Se fosse un romanzo giallo, sarebbe mediocre perché privo di suspense . Se fosse una tesi di laurea, il relatore avrebbe già perso il filo e lo studente sarebbe rimandato. Il racconto del vertice europeo e delle sue conseguenze pratiche appartiene a entrambi questi ambiti. Intanto è privo di tensione, perché il governo Conte non cadrà sui modesti esiti del confronto telematico. Forse perché l’Italia ha ottenuto quel che voleva? Non esattamente.
Al di là di certi toni trionfalistici, tipici di una politica decadente, sappiamo che non è mai esistito lo scambio Mes/eurobond; e purtroppo anche il capitolo del Recovery fund , il fondo straricco per finanziare la ripresa, è avvolto nella nebbia. C’è l’intenzione di vararlo “con urgenza”, è vero, ma non si dice il come e il quando. Anzi, anche il quanto (500 miliardi, 1000, 1500?) è oggetto di dispute che non lasciano ben sperare. Si ignora tra l’altro quale sarà la parte a fondo perduto (probabilmente molto ridotta) e quale invece verrà elargita sotto forma di prestito. Quanto alla trattativa per agganciare il nuovo strumento al bilancio europeo, si annuncia farraginosa.

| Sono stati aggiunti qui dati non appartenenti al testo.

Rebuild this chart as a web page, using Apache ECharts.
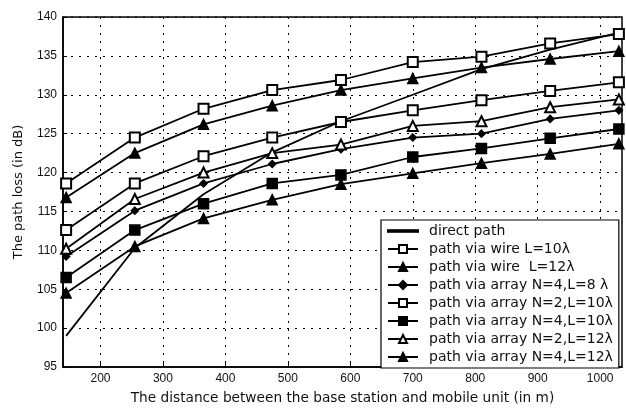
<!DOCTYPE html>
<html>
<head>
<meta charset="utf-8">
<script src="https://cdn.jsdelivr.net/npm/echarts@6/dist/echarts.min.js"></script>
<style>
html, body { margin: 0; padding: 0; background: #fff; }
#main { width: 626px; height: 414px; }
</style>
</head>
<body>
<div id="main"></div>
<script>
// distances (m) where the curves were sampled
var distances = [145, 255, 365, 475, 585, 700, 810, 920, 1030];
var xTicks = [200, 300, 400, 500, 600, 700, 800, 900, 1000];

// path loss (dB)
var directPath = [99.0, 110.3, 117.2, 122.6, 126.6, 130.0, 133.3, 135.8, 138.0];
var wireL10 = [118.6, 124.5, 128.2, 130.6, 131.9, 134.2, 134.9, 136.6, 137.8];
var wireL12 = [116.8, 122.5, 126.2, 128.6, 130.6, 132.1, 133.5, 134.6, 135.6];
var arrN4L8 = [109.2, 115.1, 118.6, 121.1, 123.0, 124.5, 125.0, 126.9, 128.0];
var arrN2L10 = [112.6, 118.6, 122.1, 124.5, 126.5, 128.0, 129.3, 130.5, 131.6];
var arrN4L10 = [106.5, 112.6, 116.0, 118.6, 119.7, 122.0, 123.1, 124.4, 125.6];
var arrN2L12 = [110.2, 116.6, 120.0, 122.5, 123.6, 126.0, 126.6, 128.4, 129.4];
var arrN4L12 = [104.5, 110.5, 114.1, 116.5, 118.5, 119.9, 121.2, 122.4, 123.7];

function pairs(ys) {
    return distances.map(function (d, i) { return [d, ys[i]]; });
}

function line(name, ys, symbol, size) {
    return {
        name: name,
        type: 'line',
        data: pairs(ys),
        symbol: symbol,
        symbolSize: size,
        showSymbol: symbol !== 'none',
        lineStyle: { color: '#000', width: 1.8 },
        itemStyle: { color: '#000', borderColor: '#000', borderWidth: 1.5 },
        emphasis: { disabled: true },
        animation: false
    };
}

var font = 'Liberation Sans, Arial, sans-serif';
var wide = 'DejaVu Sans, sans-serif';
var myChart = echarts.init(document.getElementById('main'));
myChart.setOption({
    backgroundColor: '#fff',
    grid: {
        left: 63, right: 4, top: 17, bottom: 47,
        show: true, borderColor: '#000', borderWidth: 1.5
    },
    legend: {
        orient: 'vertical',
        left: 381, top: 220,
        itemWidth: 30, itemHeight: 10, itemGap: 4,
        padding: [4, 6, 4, 6],
        backgroundColor: '#fff',
        borderColor: '#000', borderWidth: 1.2, borderRadius: 0,
        textStyle: { fontFamily: wide, fontSize: 14, color: '#111', lineHeight: 14, padding: [0, 0, 0, 6] },
        data: [
            { name: 'direct path', icon: 'path://M0,4.2L30,4.2L30,5.8L0,5.8Z' },
            'path via wire L=10λ', 'path via wire  L=12λ',
            'path via array N=4,L=8 λ', 'path via array N=2,L=10λ',
            'path via array N=4,L=10λ', 'path via array N=2,L=12λ',
            'path via array N=4,L=12λ'
        ]
    },
    xAxis: {
        type: 'value',
        min: 140, max: 1035,
        name: 'The distance between the base station and mobile unit (in m)',
        nameLocation: 'middle', nameGap: 24,
        nameTextStyle: { fontFamily: wide, fontSize: 13.7, color: '#111' },
        axisLine: { lineStyle: { color: '#000', width: 1.5 } },
        axisTick: { inside: true, length: 4, customValues: xTicks, lineStyle: { color: '#000' } },
        axisLabel: {
            customValues: xTicks, fontFamily: font, fontSize: 12, color: '#111', margin: 6,
            formatter: function (v) { return String(v); }
        },
        splitLine: { show: true, lineStyle: { color: '#000', type: [2, 6], width: 1 } }
    },
    yAxis: {
        type: 'value',
        min: 95, max: 140, interval: 5,
        name: 'The path loss (in dB)',
        nameLocation: 'middle', nameGap: 38,
        nameTextStyle: { fontFamily: wide, fontSize: 13, color: '#111' },
        axisLine: { show: true, lineStyle: { color: '#000', width: 1.5 } },
        axisTick: { show: true, inside: true, length: 4, lineStyle: { color: '#000' } },
        axisLabel: { fontFamily: font, fontSize: 12, color: '#111', margin: 6 },
        splitLine: { show: true, lineStyle: { color: '#000', type: [2, 6], width: 1 } }
    },
    series: [
        line('direct path', directPath, 'none', 0),
        line('path via wire L=10λ', wireL10, 'emptyRect', 10),
        line('path via wire  L=12λ', wireL12, 'triangle', 10),
        line('path via array N=4,L=8 λ', arrN4L8, 'diamond', 7),
        line('path via array N=2,L=10λ', arrN2L10, 'emptyRect', 10),
        line('path via array N=4,L=10λ', arrN4L10, 'rect', 10),
        line('path via array N=2,L=12λ', arrN2L12, 'emptyTriangle', 10),
        line('path via array N=4,L=12λ', arrN4L12, 'triangle', 10)
    ]
});
</script>
</body>
</html>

Di certo c’è che ai primi di giugno dovrebbe essere attivo il trittico Mes/Bei/Sure. In definitiva si torna al fondo salva Stati e alle controversie politiche che lo accompagnano.
Qui il romanzo dovrebbe presentare un colpo di scena.

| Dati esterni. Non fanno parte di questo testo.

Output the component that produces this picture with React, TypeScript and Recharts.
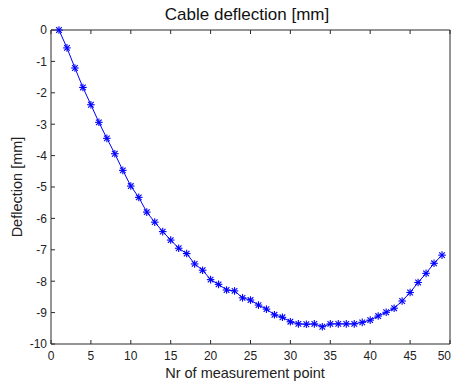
import React from "react";
import { Line, LineChart, XAxis, YAxis } from "recharts";

const measurementPoints = [
	1, 2, 3, 4, 5, 6, 7, 8, 9, 10, 11, 12, 13, 14, 15, 16, 17, 18, 19, 20, 21, 22,
	23, 24, 25, 26, 27, 28, 29, 30, 31, 32, 33, 34, 35, 36, 37, 38, 39, 40, 41, 42,
	43, 44, 45, 46, 47, 48, 49,
];

const deflectionMm = [
	0, -0.57, -1.21, -1.83, -2.38, -2.94, -3.45, -3.94, -4.47, -4.97, -5.33, -5.8,
	-6.12, -6.42, -6.69, -6.95, -7.12, -7.45, -7.65, -7.95, -8.1, -8.28, -8.31,
	-8.53, -8.6, -8.76, -8.89, -9.07, -9.15, -9.29, -9.36, -9.37, -9.36, -9.45,
	-9.36, -9.36, -9.36, -9.36, -9.31, -9.24, -9.11, -8.99, -8.86, -8.63, -8.36,
	-8.04, -7.75, -7.43, -7.17,
];

const xTicks = [0, 5, 10, 15, 20, 25, 30, 35, 40, 45, 50];
const yTicks = [-10, -9, -8, -7, -6, -5, -4, -3, -2, -1, 0];

const chartTitle = "Cable deflection [mm]";
const xLabel = "Nr of measurement point";
const yLabel = "Deflection [mm]";

const data = measurementPoints.map((point, i) => ({
	point,
	deflection: deflectionMm[i],
}));

const FONT = "'Liberation Sans', Arial, sans-serif";
const AXIS = "#2a2a2a";
const BLUE = "#0000ff";

const BottomTick = ({ x, y, payload }: any) => {
	// last label sits on the right border, nudge it in so it isn't clipped
	const isLast = payload.value === xTicks[xTicks.length - 1];
	return (
		<g>
			<line x1={x} x2={x} y1={y} y2={y - 4} stroke={AXIS} />
			<text
				x={isLast ? x + 1 : x}
				y={y + 15.5}
				textAnchor={isLast ? "end" : "middle"}
				fontSize={12}
				fontFamily={FONT}
				fill="#222"
			>
				{payload.value}
			</text>
		</g>
	);
};

const LeftTick = ({ x, y, payload }: any) => (
	<g>
		<line x1={x} x2={x + 4} y1={y} y2={y} stroke={AXIS} />
		<text
			x={x - 4}
			y={y + 4.3}
			textAnchor="end"
			fontSize={12}
			fontFamily={FONT}
			fill="#222"
		>
			{payload.value}
		</text>
	</g>
);

const TopTick = ({ x, y }: any) => (
	<line x1={x} x2={x} y1={y} y2={y + 4} stroke={AXIS} />
);

const RightTick = ({ x, y }: any) => (
	<line x1={x - 4} x2={x} y1={y} y2={y} stroke={AXIS} />
);

const Asterisk = ({ cx, cy, index }: any) => {
	const r = 3.8;
	const d = 2.8;
	return (
		<g key={`star-${index}`} stroke={BLUE} strokeWidth={1.1}>
			<line x1={cx - r} x2={cx + r} y1={cy} y2={cy} />
			<line x1={cx} x2={cx} y1={cy - r} y2={cy + r} />
			<line x1={cx - d} x2={cx + d} y1={cy - d} y2={cy + d} />
			<line x1={cx - d} x2={cx + d} y1={cy + d} y2={cy - d} />
		</g>
	);
};

export default function App() {
	return (
		<div style={{ position: "absolute", left: 0, top: 0, background: "#fff" }}>
			<LineChart
				width={452}
				height={384}
				data={data}
				margin={{ top: 29, right: 1, bottom: 0, left: 0 }}
			>
				<XAxis
					xAxisId="bottom"
					dataKey="point"
					type="number"
					domain={[0, 50]}
					ticks={xTicks}
					height={40}
					tickSize={0}
					tickMargin={0}
					tickLine={false}
					stroke={AXIS}
					tick={<BottomTick />}
					interval={0}
					label={{
						content: () => (
							<text
								x={245}
								y={378}
								textAnchor="middle"
								fontSize={14.5}
								fontFamily={FONT}
								fill="#222"
							>
								{xLabel}
							</text>
						),
					}}
				/>
				<XAxis
					xAxisId="top"
					orientation="top"
					dataKey="point"
					type="number"
					domain={[0, 50]}
					ticks={xTicks}
					height={1}
					tickSize={0}
					tickMargin={0}
					tickLine={false}
					stroke={AXIS}
					tick={<TopTick />}
					interval={0}
					label={{
						content: () => (
							<text
								x={247}
								y={19.5}
								textAnchor="middle"
								fontSize={17}
								fontFamily={FONT}
								fill="#111"
							>
								{chartTitle}
							</text>
						),
					}}
				/>
				<YAxis
					yAxisId="left"
					type="number"
					domain={[-10, 0]}
					ticks={yTicks}
					width={51}
					tickSize={0}
					tickMargin={0}
					tickLine={false}
					stroke={AXIS}
					tick={<LeftTick />}
					interval={0}
					label={{
						content: () => (
							<text
								x={21.5}
								y={187}
								transform="rotate(-90 21.5 187)"
								textAnchor="middle"
								fontSize={14.5}
								fontFamily={FONT}
								fill="#222"
							>
								{yLabel}
							</text>
						),
					}}
				/>
				<YAxis
					yAxisId="right"
					orientation="right"
					type="number"
					domain={[-10, 0]}
					ticks={yTicks}
					width={1}
					tickSize={0}
					tickMargin={0}
					tickLine={false}
					stroke={AXIS}
					tick={<RightTick />}
					interval={0}
				/>
				<Line
					xAxisId="bottom"
					yAxisId="left"
					dataKey="deflection"
					stroke={BLUE}
					strokeWidth={1}
					dot={<Asterisk />}
					activeDot={false}
					isAnimationActive={false}
				/>
			</LineChart>
		</div>
	);
}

Il premier esce dalla stanza del vertice, si sforza di accreditarsi come vincitore del braccio di ferro con Germania e Olanda, ottiene qualche applauso di circostanza e tuttavia viene smentito dal primo partito della maggioranza, il movimento Cinque Stelle, che aveva chiesto di rifiutare il Mes. E quindi, di conseguenza, apre la crisi. Ma non sarà questa la conclusione. I 5S non hanno mai avuto l’intenzione di rovesciare Conte, con ciò affondando anche se stessi.
Avevano, questo sì, la volontà di far ribollire le acque stagnanti della politica, ma senza mai superare il limite.

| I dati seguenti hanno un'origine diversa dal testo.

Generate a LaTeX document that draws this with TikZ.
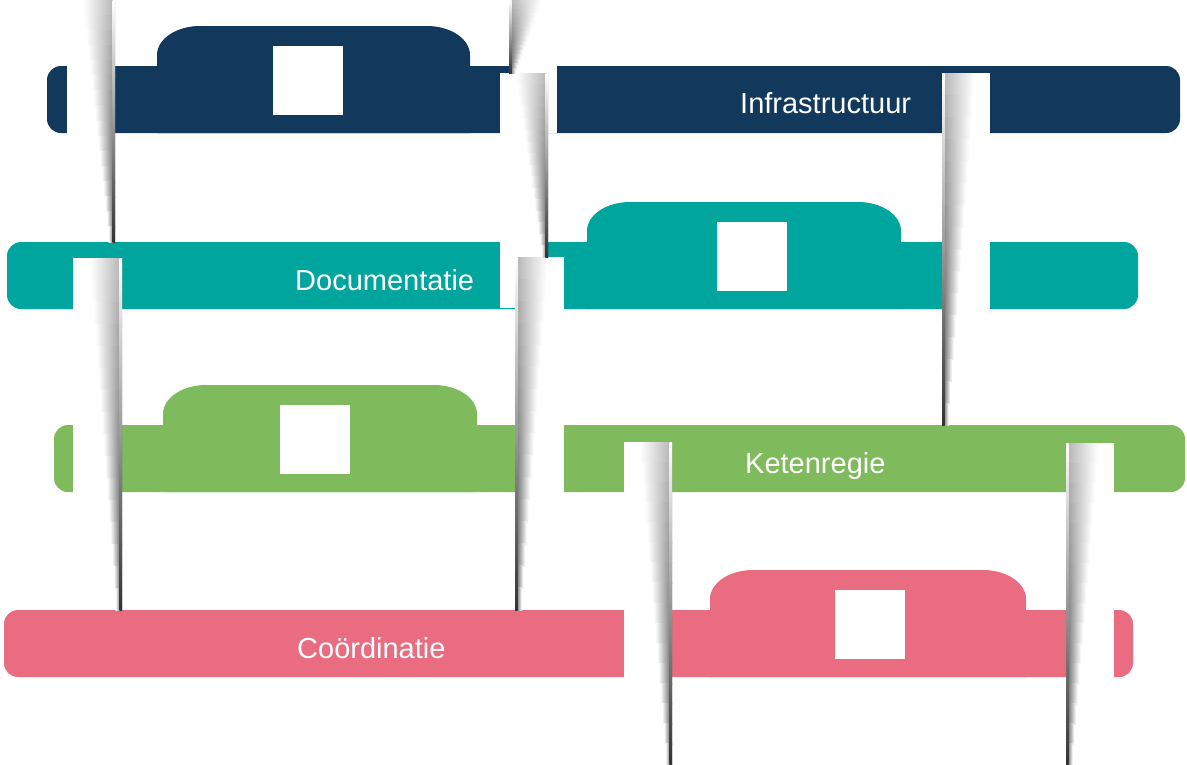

La difficoltà è consistita nel far apparire il vertice come una vittoria italiana. Occorreva qualcosa di più per rendere credibile tale scenario, ma non è arrivato.
Quindi, se da un lato c’è il Mes (che non è mai stato realmente in dubbio), dall’altro ci sono quasi soltanto generose promesse. Che forse potranno tradursi in un passo avanti per l’Unione, ma con tempi tipici dei processi europei: quasi sempre lenti e contraddittori.
Ne deriva che il presidente del Consiglio non cadrà per mano del M5S, salvo un incidente di percorso, ma nemmeno potrà dire di essersi rafforzato con il risultato del summit. Si conferma invece un equilibrio affidato alle reciproche debolezze e al timore del salto nel buio.
Ciò significa che sul piano dell’immagine i 5S rischiano di pagare il prezzo più alto: sono loro ad avere alzato la posta, suscitando attese rimaste a mezz’aria.
Lo si è visto con l’iniziativa parlamentare dei Fratelli d’Italia, pensata proprio per far venire alla luce il bluff grillino: il movimento, salvo sette dissidenti, ha respinto l’ordine del giorno in cui si impegnava il governo a non utilizzare mai il Mes. Una provocazione, è evidente. Ma utile a svelare la realtà: tranne un drappello minoritario, i 5S restano gli alfieri di Conte. Per cui, se questa vicenda fosse una tesi di laurea, qualcuno avrebbe già deciso che è troppo confusa per meritare la sufficienza.